§ Source data:
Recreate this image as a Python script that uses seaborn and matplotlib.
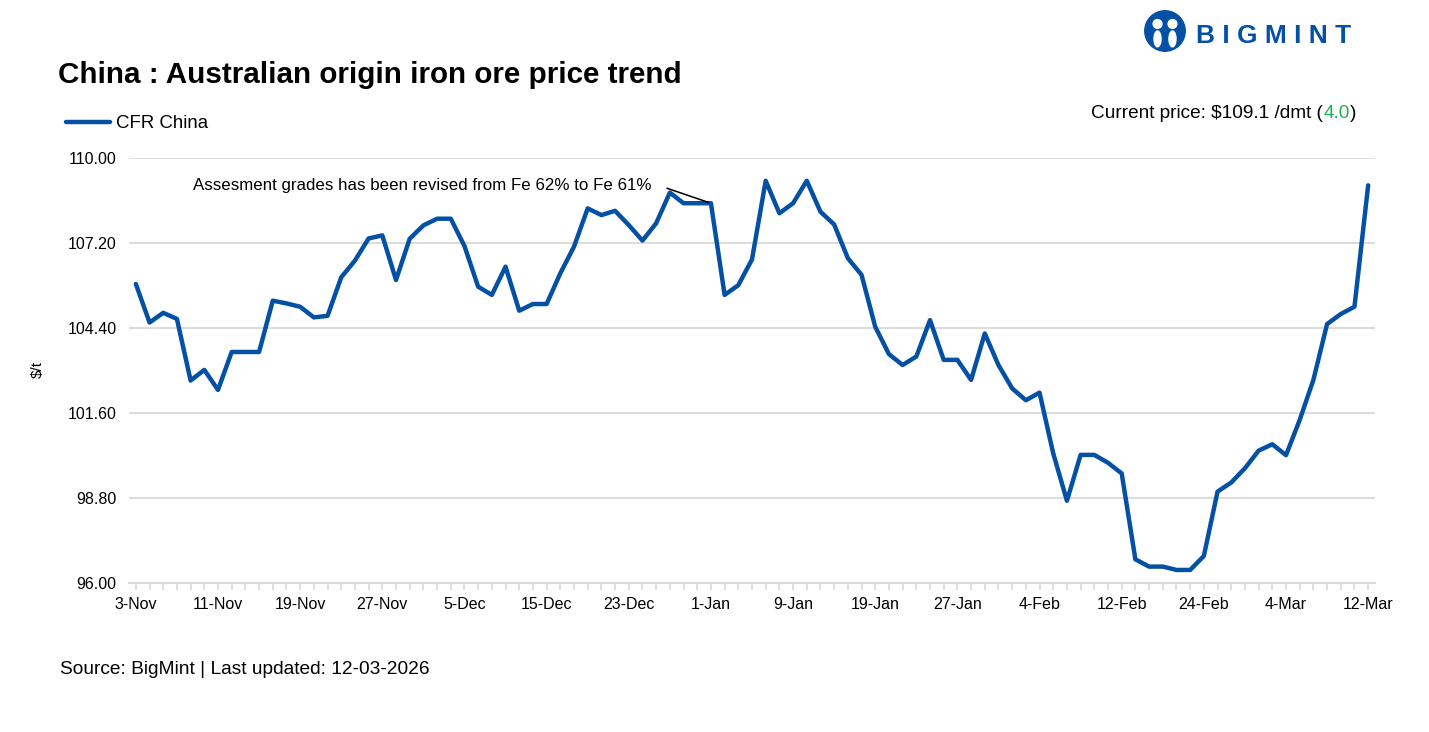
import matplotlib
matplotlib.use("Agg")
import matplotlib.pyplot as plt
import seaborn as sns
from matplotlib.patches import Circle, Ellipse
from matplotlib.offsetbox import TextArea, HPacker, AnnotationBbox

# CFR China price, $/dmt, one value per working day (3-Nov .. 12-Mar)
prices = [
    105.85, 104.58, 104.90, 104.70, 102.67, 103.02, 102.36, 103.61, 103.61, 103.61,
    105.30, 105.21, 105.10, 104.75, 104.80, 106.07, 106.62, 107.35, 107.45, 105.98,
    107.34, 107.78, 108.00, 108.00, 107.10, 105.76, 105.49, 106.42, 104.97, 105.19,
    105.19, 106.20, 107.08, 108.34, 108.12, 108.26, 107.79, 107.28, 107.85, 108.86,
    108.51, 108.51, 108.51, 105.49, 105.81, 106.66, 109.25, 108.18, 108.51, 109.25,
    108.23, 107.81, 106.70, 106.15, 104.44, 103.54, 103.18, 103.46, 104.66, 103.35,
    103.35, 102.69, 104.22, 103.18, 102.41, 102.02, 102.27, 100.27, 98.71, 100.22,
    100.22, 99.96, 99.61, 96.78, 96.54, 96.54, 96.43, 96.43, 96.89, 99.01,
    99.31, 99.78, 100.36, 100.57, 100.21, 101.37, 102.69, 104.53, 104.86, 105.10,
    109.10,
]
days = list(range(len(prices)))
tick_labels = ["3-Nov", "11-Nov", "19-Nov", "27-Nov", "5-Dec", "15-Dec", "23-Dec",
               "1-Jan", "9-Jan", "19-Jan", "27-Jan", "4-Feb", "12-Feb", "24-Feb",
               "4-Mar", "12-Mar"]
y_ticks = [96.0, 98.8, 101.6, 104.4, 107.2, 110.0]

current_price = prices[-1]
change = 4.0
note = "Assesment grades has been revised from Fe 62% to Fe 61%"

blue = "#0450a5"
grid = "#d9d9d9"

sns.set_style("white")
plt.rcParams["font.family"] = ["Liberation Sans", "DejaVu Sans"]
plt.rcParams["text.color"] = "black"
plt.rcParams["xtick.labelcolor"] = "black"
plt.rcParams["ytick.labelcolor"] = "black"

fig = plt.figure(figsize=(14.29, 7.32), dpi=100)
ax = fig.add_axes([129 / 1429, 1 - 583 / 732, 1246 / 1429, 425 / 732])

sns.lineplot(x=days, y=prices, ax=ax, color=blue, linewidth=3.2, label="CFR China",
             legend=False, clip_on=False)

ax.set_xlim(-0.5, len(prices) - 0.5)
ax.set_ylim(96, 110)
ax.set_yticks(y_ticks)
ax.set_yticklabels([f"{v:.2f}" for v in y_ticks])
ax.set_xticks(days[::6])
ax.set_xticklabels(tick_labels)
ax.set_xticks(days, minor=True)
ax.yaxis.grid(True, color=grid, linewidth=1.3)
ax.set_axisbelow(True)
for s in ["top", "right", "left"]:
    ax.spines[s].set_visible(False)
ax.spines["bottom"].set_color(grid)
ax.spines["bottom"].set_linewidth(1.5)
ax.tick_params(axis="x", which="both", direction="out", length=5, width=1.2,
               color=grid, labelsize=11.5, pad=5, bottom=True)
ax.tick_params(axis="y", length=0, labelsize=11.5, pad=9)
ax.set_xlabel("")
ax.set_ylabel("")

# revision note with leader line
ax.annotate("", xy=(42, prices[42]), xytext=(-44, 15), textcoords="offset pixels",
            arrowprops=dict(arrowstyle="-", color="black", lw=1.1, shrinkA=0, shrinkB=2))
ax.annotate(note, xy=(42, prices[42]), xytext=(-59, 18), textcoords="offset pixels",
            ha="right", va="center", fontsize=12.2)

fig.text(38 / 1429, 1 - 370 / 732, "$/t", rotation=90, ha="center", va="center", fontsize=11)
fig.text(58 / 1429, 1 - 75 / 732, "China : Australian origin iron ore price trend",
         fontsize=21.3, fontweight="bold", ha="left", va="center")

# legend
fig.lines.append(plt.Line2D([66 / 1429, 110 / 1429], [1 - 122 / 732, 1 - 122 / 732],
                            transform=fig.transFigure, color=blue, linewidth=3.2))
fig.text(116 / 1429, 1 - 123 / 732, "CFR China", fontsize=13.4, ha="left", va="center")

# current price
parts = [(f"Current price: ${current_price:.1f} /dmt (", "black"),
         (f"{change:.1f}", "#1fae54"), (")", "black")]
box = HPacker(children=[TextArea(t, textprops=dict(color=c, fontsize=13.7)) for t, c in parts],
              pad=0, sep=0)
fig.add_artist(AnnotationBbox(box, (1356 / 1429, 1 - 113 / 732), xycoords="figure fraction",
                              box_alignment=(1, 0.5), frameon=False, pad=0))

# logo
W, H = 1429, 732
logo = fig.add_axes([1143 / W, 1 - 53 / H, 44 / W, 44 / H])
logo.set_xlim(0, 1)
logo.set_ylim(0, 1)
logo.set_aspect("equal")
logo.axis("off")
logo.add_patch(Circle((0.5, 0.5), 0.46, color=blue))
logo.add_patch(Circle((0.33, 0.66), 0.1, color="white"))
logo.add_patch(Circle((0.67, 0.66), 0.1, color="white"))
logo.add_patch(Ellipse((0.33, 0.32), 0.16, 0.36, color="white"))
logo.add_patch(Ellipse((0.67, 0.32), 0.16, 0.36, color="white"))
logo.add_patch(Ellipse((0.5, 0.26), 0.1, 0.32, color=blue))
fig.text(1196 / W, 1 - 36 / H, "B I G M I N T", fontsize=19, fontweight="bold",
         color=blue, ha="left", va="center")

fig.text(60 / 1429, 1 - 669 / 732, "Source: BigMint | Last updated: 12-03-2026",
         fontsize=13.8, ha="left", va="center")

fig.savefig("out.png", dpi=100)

§ Exercise requirements:
Please restate the material above line by line, exactly, beginning at its first line and ending with the line that contains "from matplotlib.offsetbox import", without any pictures.

§ Response:
Recreate this image as a Python script that uses seaborn and matplotlib.
import matplotlib
matplotlib.use("Agg")
import matplotlib.pyplot as plt
import seaborn as sns
from matplotlib.patches import Circle, Ellipse
from matplotlib.offsetbox import TextArea, HPacker, AnnotationBbox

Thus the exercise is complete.